**Records to process:**
######
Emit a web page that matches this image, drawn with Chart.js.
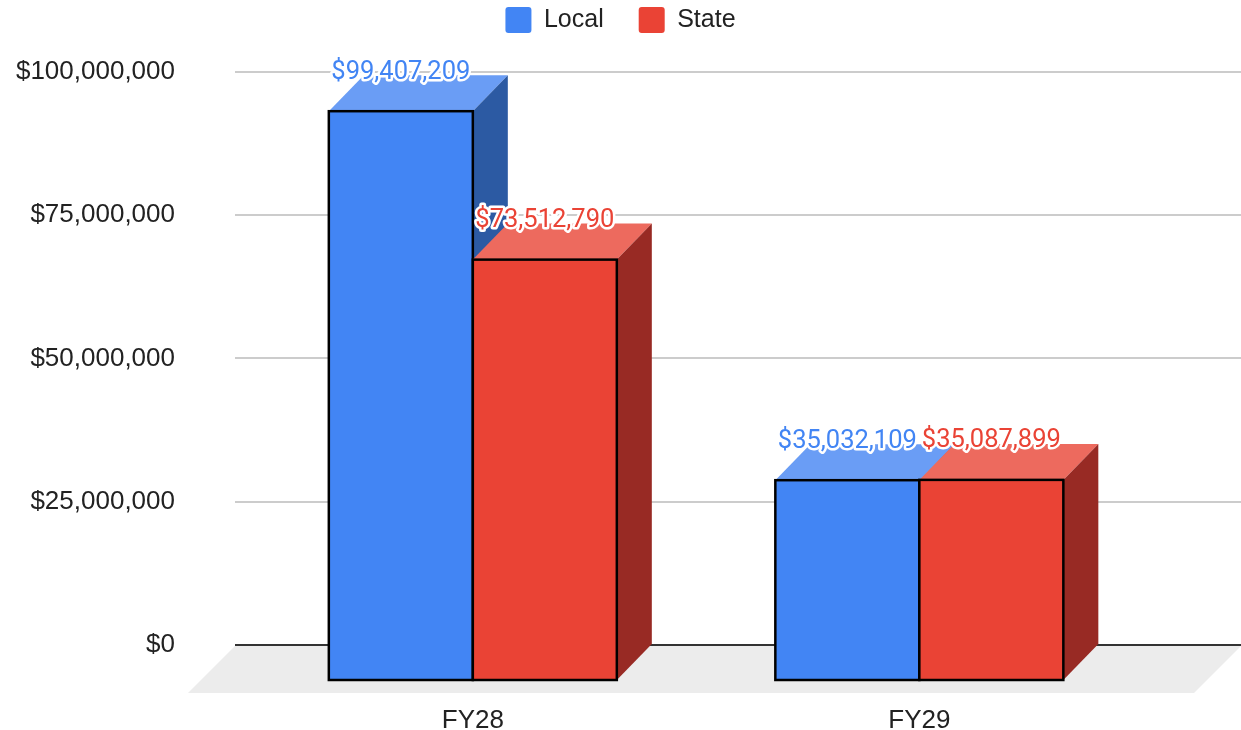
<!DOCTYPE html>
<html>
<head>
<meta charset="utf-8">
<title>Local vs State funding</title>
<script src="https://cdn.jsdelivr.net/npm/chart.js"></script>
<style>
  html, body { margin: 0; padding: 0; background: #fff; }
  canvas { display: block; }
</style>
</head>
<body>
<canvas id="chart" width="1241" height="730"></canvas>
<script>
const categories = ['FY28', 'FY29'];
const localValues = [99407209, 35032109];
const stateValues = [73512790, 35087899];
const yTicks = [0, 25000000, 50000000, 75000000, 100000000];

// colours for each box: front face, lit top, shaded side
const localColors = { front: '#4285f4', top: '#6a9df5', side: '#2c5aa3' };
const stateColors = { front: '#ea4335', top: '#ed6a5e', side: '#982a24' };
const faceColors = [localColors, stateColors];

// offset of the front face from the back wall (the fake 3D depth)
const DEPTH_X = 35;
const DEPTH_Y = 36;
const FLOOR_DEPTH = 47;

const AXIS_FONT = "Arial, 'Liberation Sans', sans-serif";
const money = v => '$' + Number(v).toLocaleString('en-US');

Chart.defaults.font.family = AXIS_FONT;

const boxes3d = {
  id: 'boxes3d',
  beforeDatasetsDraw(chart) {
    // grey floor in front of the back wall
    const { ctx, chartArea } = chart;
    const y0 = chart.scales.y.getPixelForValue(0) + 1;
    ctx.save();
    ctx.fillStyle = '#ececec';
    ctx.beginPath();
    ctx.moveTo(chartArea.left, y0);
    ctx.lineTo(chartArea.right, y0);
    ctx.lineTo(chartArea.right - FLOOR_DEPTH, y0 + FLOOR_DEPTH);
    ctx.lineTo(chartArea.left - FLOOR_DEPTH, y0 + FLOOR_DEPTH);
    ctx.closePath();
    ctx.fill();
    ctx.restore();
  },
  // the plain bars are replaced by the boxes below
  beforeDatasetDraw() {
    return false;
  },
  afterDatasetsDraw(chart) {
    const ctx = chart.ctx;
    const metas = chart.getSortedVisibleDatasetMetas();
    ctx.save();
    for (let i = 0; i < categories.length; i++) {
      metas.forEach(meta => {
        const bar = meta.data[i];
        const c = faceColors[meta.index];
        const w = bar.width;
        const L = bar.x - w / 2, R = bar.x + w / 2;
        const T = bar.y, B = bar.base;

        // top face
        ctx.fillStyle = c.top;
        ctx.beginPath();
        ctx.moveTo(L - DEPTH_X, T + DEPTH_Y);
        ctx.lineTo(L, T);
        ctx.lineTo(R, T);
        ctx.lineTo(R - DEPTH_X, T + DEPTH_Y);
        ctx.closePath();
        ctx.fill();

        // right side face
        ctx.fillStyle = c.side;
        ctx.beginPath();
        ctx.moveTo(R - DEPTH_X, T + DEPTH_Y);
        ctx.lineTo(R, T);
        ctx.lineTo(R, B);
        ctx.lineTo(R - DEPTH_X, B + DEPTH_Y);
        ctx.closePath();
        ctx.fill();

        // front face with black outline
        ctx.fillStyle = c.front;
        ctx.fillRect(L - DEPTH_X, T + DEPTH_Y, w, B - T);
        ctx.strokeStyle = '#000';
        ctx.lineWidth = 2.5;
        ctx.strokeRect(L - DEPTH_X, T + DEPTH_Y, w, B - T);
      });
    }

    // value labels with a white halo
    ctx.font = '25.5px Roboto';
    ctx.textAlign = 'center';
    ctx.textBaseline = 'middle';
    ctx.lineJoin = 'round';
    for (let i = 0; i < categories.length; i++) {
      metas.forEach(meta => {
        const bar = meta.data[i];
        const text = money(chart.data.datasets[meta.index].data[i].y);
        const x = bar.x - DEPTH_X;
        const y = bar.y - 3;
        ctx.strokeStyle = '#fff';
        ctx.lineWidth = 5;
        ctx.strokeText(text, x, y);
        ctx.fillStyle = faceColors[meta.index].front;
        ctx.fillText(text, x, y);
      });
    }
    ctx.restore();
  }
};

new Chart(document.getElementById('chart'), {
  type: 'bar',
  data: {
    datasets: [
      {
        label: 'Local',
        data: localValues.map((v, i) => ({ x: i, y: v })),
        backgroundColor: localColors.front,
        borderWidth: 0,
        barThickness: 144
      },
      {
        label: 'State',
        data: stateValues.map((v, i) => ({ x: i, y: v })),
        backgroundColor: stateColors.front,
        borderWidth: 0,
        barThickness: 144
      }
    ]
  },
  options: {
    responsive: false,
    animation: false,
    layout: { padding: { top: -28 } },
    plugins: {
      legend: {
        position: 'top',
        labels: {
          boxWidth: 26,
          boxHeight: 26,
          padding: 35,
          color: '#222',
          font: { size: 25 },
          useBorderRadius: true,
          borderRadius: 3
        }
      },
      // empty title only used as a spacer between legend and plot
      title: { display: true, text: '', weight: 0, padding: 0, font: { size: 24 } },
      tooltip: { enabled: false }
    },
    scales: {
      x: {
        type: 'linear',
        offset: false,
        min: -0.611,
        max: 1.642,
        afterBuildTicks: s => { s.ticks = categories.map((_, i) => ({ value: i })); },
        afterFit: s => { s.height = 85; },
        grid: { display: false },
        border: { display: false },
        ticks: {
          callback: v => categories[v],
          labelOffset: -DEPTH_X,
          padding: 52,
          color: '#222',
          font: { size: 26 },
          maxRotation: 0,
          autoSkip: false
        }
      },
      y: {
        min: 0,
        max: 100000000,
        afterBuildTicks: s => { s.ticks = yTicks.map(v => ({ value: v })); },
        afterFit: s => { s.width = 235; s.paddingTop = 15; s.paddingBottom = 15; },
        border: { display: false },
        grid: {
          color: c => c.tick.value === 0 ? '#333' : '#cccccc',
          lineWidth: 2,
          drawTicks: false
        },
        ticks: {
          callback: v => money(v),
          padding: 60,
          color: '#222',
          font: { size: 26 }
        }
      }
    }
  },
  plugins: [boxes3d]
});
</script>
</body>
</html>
######
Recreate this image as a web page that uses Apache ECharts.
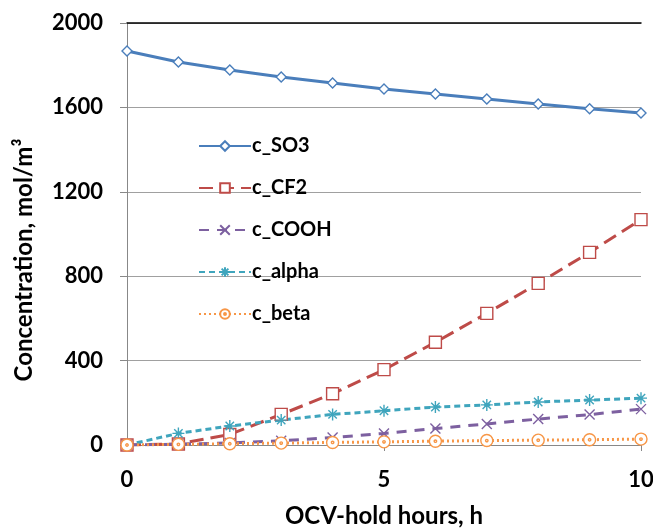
######
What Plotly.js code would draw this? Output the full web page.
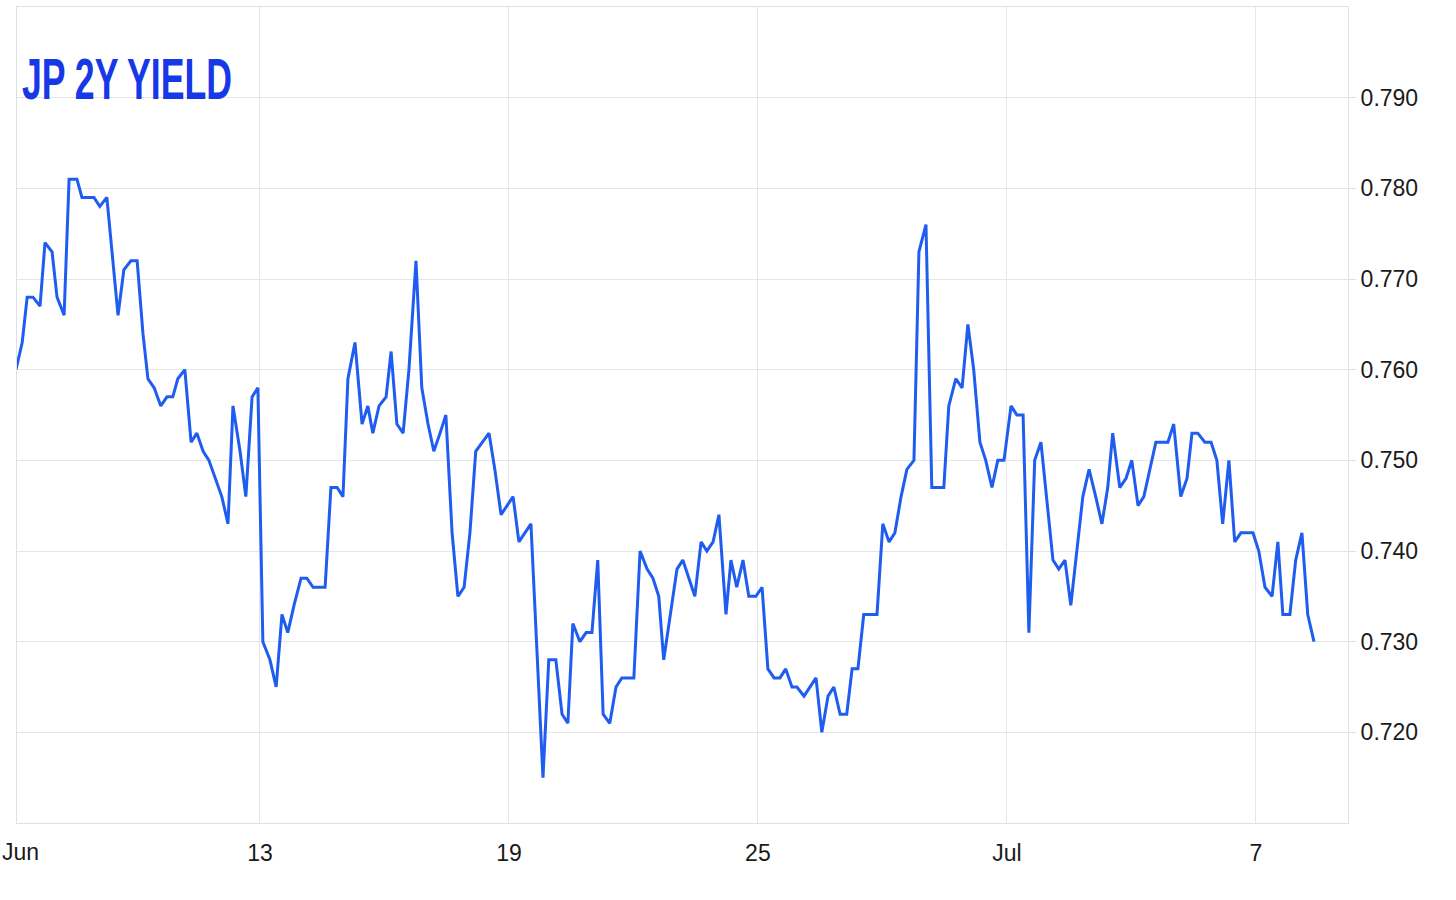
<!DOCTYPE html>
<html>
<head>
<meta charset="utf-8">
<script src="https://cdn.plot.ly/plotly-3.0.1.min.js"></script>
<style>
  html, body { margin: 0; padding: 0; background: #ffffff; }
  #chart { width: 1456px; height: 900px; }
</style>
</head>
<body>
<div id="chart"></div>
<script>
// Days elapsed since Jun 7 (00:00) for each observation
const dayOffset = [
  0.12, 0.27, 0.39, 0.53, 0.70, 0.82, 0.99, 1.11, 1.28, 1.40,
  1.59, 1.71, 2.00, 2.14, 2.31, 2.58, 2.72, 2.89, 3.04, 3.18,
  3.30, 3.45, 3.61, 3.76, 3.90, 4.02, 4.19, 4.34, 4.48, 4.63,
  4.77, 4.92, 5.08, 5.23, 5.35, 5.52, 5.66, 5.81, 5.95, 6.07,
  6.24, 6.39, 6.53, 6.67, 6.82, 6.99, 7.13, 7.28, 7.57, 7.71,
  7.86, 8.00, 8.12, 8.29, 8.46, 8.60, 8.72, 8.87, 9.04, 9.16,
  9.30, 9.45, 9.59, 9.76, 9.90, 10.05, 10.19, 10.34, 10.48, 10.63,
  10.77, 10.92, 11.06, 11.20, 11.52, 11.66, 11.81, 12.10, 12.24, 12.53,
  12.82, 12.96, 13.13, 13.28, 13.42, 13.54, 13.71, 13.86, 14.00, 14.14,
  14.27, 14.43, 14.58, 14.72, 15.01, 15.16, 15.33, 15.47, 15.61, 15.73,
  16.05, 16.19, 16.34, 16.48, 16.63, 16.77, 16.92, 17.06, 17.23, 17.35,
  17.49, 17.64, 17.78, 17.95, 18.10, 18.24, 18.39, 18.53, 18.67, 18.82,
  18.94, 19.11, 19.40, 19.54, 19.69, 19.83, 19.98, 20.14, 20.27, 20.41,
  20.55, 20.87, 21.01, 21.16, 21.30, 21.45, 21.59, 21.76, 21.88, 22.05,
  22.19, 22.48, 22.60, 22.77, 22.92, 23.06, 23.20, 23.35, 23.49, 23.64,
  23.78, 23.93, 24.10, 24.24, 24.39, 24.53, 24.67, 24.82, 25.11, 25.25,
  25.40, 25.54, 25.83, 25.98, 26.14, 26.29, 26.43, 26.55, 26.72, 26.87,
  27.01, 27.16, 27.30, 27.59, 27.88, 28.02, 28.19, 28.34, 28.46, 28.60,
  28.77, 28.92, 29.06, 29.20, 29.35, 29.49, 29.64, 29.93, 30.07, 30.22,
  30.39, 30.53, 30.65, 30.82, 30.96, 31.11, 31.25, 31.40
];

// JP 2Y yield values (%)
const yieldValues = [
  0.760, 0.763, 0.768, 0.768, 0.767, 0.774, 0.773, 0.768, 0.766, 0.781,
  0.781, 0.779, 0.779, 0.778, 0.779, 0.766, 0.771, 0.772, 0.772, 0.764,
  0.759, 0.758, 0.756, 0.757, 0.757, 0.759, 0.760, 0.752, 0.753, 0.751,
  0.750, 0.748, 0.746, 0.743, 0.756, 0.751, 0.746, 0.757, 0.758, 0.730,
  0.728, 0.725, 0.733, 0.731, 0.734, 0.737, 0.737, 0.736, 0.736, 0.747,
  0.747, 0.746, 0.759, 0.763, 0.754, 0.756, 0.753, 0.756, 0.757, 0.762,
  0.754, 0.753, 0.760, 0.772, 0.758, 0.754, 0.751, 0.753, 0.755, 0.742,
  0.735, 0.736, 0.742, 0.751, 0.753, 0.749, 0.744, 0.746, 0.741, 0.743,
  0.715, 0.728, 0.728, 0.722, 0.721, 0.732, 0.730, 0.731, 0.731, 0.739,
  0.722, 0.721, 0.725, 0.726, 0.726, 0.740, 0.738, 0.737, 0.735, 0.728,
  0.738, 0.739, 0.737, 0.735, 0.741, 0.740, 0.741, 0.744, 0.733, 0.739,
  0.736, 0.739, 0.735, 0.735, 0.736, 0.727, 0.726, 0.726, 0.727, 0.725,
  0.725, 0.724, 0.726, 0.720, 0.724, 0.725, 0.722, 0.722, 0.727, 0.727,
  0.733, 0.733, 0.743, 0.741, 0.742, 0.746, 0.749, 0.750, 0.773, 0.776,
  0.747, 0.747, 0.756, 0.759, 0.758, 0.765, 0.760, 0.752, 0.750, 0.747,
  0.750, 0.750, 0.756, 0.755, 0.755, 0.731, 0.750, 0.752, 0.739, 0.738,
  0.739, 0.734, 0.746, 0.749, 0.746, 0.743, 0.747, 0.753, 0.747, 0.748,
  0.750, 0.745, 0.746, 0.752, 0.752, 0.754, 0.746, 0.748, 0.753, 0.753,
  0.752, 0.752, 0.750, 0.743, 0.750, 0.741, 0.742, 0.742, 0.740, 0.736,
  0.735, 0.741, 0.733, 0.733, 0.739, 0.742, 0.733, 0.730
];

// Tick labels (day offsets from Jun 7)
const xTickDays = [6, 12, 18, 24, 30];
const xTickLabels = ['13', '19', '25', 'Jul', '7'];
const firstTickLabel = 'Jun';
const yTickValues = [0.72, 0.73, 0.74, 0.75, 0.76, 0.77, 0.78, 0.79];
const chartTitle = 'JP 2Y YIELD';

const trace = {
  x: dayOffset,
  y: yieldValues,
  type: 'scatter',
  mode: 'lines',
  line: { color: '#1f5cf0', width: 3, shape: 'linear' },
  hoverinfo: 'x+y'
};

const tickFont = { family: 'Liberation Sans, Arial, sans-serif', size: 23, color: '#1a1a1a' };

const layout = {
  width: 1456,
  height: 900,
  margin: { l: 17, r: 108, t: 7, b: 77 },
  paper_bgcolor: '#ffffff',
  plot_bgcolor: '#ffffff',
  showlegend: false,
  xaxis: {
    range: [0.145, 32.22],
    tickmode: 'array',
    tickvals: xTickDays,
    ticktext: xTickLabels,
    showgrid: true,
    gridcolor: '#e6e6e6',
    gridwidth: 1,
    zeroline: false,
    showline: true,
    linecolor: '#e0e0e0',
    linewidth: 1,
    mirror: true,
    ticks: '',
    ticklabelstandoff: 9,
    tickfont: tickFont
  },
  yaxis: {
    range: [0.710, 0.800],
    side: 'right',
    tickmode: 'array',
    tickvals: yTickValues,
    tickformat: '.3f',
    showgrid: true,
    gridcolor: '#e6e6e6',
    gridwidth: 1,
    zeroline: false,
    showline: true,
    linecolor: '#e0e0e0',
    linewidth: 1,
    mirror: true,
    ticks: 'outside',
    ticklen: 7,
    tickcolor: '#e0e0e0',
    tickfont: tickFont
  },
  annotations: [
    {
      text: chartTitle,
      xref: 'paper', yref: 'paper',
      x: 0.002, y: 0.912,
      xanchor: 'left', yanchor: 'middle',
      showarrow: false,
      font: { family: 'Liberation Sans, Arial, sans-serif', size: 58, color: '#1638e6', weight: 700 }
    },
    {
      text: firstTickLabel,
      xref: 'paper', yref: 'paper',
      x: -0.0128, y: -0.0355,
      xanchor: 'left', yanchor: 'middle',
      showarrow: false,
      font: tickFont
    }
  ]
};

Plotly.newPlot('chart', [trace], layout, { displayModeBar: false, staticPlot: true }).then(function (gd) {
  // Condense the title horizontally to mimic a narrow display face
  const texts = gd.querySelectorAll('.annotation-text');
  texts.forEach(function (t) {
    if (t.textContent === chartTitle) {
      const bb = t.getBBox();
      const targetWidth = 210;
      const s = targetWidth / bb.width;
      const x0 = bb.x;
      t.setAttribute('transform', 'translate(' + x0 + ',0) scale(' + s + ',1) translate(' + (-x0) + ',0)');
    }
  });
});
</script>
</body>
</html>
######
**Request:**
Exactly as they stand, quote the lines beginning with the one that contains "Emit a web page" and ending with the one that contains "const yTicks = [0, 25000000, 50000000, 75000000, 100000000];", with no pictures.

**Worked solution:**
Emit a web page that matches this image, drawn with Chart.js.
<!DOCTYPE html>
<html>
<head>
<meta charset="utf-8">
<title>Local vs State funding</title>
<script src="https://cdn.jsdelivr.net/npm/chart.js"></script>
<style>
  html, body { margin: 0; padding: 0; background: #fff; }
  canvas { display: block; }
</style>
</head>
<body>
<canvas id="chart" width="1241" height="730"></canvas>
<script>
const categories = ['FY28', 'FY29'];
const localValues = [99407209, 35032109];
const stateValues = [73512790, 35087899];
const yTicks = [0, 25000000, 50000000, 75000000, 100000000];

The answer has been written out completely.